Supplied material:
------------------------------------

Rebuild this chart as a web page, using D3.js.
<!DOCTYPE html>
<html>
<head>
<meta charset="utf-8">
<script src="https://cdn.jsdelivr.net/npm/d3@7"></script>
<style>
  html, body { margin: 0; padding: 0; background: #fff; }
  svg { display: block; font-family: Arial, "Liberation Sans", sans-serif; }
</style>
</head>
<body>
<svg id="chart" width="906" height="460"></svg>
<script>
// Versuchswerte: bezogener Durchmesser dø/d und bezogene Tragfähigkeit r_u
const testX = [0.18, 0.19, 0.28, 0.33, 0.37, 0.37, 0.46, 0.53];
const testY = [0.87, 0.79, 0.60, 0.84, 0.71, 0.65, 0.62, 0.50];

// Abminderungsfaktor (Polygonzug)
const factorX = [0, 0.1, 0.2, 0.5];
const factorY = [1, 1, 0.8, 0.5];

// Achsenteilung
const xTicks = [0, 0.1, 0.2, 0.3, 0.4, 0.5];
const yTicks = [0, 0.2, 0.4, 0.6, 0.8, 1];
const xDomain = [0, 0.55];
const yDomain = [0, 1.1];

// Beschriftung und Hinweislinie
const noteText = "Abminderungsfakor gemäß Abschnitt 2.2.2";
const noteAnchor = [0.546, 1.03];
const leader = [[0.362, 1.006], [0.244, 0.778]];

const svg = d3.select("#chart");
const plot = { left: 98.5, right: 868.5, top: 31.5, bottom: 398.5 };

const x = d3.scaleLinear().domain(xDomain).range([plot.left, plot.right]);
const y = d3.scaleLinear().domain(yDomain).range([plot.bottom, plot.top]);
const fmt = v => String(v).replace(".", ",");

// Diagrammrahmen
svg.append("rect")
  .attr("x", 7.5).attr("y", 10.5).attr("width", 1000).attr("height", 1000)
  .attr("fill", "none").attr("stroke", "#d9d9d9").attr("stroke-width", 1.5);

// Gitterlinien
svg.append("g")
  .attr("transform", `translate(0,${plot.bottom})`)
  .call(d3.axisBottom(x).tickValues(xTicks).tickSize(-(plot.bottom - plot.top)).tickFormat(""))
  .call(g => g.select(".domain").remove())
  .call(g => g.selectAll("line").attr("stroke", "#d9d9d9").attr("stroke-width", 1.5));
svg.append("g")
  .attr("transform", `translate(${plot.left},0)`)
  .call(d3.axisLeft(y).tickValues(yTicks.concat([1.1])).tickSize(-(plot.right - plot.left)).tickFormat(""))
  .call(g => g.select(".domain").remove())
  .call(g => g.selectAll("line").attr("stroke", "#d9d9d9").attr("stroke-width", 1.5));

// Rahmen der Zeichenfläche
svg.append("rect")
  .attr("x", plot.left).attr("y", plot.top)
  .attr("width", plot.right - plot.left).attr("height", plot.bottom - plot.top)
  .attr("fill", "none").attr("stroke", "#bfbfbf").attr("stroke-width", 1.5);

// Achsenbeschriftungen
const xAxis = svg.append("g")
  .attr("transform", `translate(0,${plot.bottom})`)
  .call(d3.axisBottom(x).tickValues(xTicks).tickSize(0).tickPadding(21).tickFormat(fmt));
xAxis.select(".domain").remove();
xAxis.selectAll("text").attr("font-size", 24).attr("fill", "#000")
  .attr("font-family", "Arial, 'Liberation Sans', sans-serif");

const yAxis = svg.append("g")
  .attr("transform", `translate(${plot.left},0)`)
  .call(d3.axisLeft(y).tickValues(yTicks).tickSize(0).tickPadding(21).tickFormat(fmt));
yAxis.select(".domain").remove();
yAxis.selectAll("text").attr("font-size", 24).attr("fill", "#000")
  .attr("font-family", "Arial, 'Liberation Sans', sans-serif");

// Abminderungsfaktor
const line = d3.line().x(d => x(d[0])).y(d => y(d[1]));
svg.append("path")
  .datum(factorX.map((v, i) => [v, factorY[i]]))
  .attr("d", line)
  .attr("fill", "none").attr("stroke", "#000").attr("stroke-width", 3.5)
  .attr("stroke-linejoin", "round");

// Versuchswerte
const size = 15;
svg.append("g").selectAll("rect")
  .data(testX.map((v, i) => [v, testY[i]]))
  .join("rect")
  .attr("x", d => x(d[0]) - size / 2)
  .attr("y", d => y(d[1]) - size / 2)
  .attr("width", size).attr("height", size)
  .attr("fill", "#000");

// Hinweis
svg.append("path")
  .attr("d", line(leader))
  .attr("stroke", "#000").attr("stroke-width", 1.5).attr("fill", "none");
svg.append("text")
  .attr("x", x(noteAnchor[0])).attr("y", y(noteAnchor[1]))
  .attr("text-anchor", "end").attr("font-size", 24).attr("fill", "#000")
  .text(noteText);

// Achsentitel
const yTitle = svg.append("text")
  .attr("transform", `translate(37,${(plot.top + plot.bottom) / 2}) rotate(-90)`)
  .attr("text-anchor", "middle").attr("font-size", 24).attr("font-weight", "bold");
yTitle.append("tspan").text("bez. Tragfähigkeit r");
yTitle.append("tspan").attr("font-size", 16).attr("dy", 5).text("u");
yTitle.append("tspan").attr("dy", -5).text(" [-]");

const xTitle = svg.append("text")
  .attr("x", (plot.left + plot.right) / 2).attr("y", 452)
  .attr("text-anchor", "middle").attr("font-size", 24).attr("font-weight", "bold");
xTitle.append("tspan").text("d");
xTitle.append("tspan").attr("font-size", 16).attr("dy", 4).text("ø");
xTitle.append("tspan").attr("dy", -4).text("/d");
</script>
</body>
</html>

------------------------------------

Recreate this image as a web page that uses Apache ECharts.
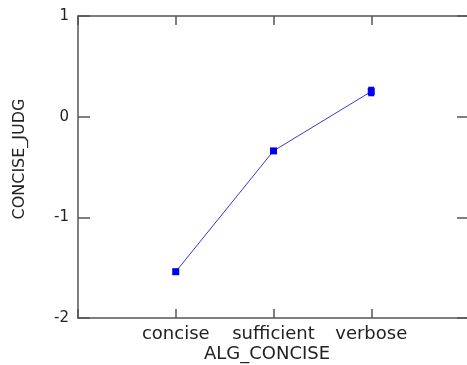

------------------------------------

Pull out all lines containing "page".

Rebuild this chart as a web page, using D3.js.
Recreate this image as a web page that uses Apache ECharts.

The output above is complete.